== RECORDS TO USE ==

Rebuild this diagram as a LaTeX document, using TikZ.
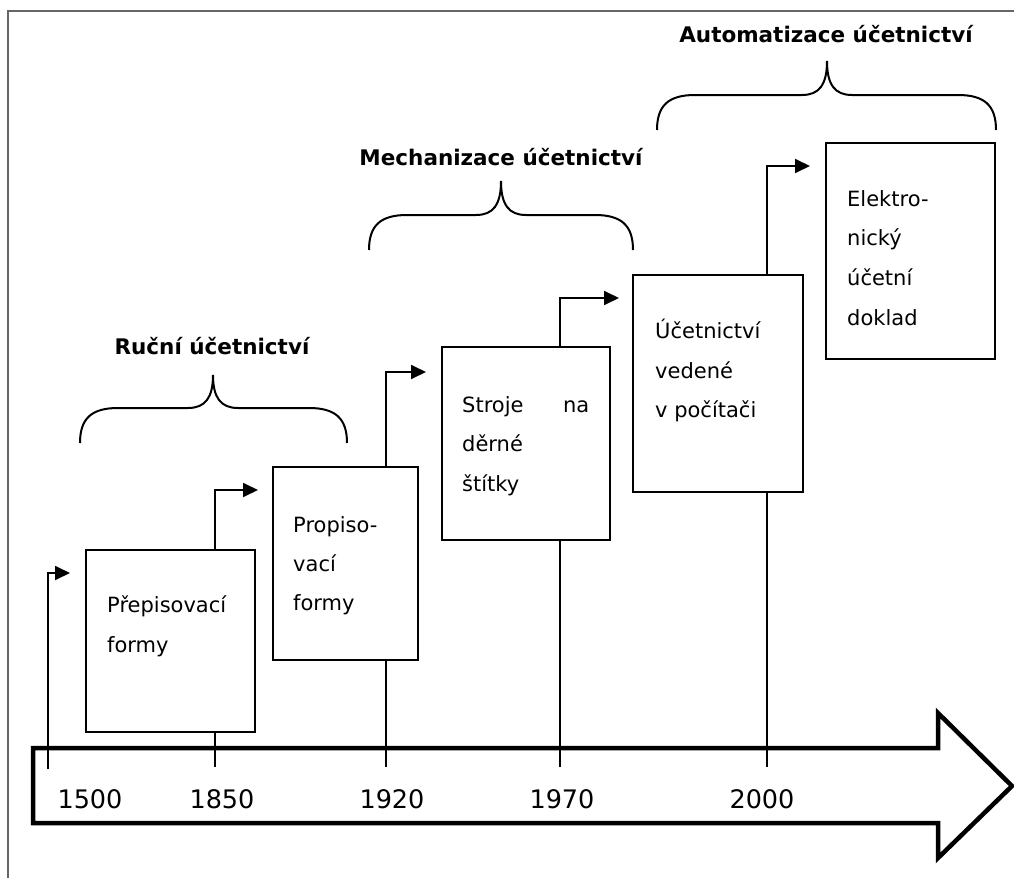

===
== RECORDS TO USE ==

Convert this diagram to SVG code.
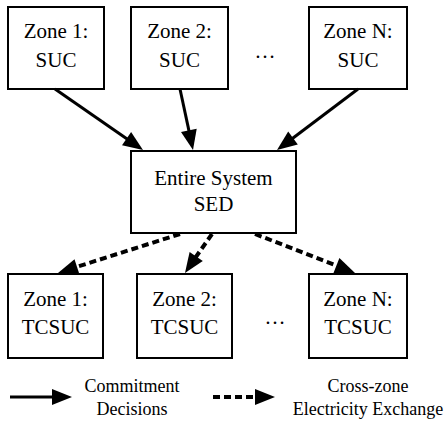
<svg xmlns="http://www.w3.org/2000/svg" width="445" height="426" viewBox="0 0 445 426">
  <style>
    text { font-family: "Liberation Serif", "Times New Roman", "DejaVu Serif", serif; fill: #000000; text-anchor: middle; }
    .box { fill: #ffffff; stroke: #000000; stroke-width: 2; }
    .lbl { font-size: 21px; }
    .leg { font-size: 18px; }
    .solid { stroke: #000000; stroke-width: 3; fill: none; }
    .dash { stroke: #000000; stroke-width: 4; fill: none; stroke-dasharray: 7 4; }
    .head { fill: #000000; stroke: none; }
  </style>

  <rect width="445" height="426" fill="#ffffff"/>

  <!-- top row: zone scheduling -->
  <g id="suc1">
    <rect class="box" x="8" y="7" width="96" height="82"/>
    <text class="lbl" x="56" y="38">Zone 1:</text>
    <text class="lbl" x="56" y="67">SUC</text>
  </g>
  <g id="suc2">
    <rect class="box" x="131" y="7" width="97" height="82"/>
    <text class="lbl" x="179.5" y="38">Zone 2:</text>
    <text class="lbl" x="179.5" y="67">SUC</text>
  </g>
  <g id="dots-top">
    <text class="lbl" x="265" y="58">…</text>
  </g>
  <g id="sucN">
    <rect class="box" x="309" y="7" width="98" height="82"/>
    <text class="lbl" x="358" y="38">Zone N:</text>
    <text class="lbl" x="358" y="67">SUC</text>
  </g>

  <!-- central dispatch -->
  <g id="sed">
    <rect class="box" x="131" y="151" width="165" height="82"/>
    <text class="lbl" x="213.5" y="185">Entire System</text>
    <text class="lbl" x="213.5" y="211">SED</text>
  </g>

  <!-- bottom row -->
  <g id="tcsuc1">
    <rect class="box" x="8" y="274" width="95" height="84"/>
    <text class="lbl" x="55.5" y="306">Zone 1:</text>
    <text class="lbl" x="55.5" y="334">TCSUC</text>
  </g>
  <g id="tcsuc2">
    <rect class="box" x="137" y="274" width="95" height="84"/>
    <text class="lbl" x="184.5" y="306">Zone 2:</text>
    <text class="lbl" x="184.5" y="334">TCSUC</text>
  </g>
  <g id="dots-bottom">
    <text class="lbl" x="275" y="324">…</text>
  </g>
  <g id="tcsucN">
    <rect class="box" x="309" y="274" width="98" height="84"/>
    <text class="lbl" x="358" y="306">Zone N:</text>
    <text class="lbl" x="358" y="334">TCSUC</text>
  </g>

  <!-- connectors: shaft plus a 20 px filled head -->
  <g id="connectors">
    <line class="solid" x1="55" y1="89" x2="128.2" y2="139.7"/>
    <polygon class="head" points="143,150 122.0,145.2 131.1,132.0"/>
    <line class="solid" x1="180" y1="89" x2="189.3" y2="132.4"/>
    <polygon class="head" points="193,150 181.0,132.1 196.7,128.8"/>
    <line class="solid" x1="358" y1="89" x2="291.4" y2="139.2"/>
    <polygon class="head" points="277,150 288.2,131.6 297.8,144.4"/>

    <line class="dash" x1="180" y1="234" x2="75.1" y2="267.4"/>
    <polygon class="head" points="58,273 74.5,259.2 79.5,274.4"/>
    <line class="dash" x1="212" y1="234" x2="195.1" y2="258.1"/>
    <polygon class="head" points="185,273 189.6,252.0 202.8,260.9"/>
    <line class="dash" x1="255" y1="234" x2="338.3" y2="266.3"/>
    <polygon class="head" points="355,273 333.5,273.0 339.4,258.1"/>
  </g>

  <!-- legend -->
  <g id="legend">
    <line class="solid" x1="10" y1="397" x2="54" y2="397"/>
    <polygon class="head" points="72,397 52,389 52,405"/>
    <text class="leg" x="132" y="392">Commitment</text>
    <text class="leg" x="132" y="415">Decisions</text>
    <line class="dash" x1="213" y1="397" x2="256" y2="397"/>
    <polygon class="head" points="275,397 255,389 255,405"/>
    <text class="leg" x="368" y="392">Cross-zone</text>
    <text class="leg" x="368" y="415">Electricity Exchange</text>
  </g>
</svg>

===

* TASK BRIEF:
Identify the lines in the entries above that contain "this", then copy them out.

* FULL ANSWER:
Rebuild this diagram as a LaTeX document, using TikZ.
Convert this diagram to SVG code.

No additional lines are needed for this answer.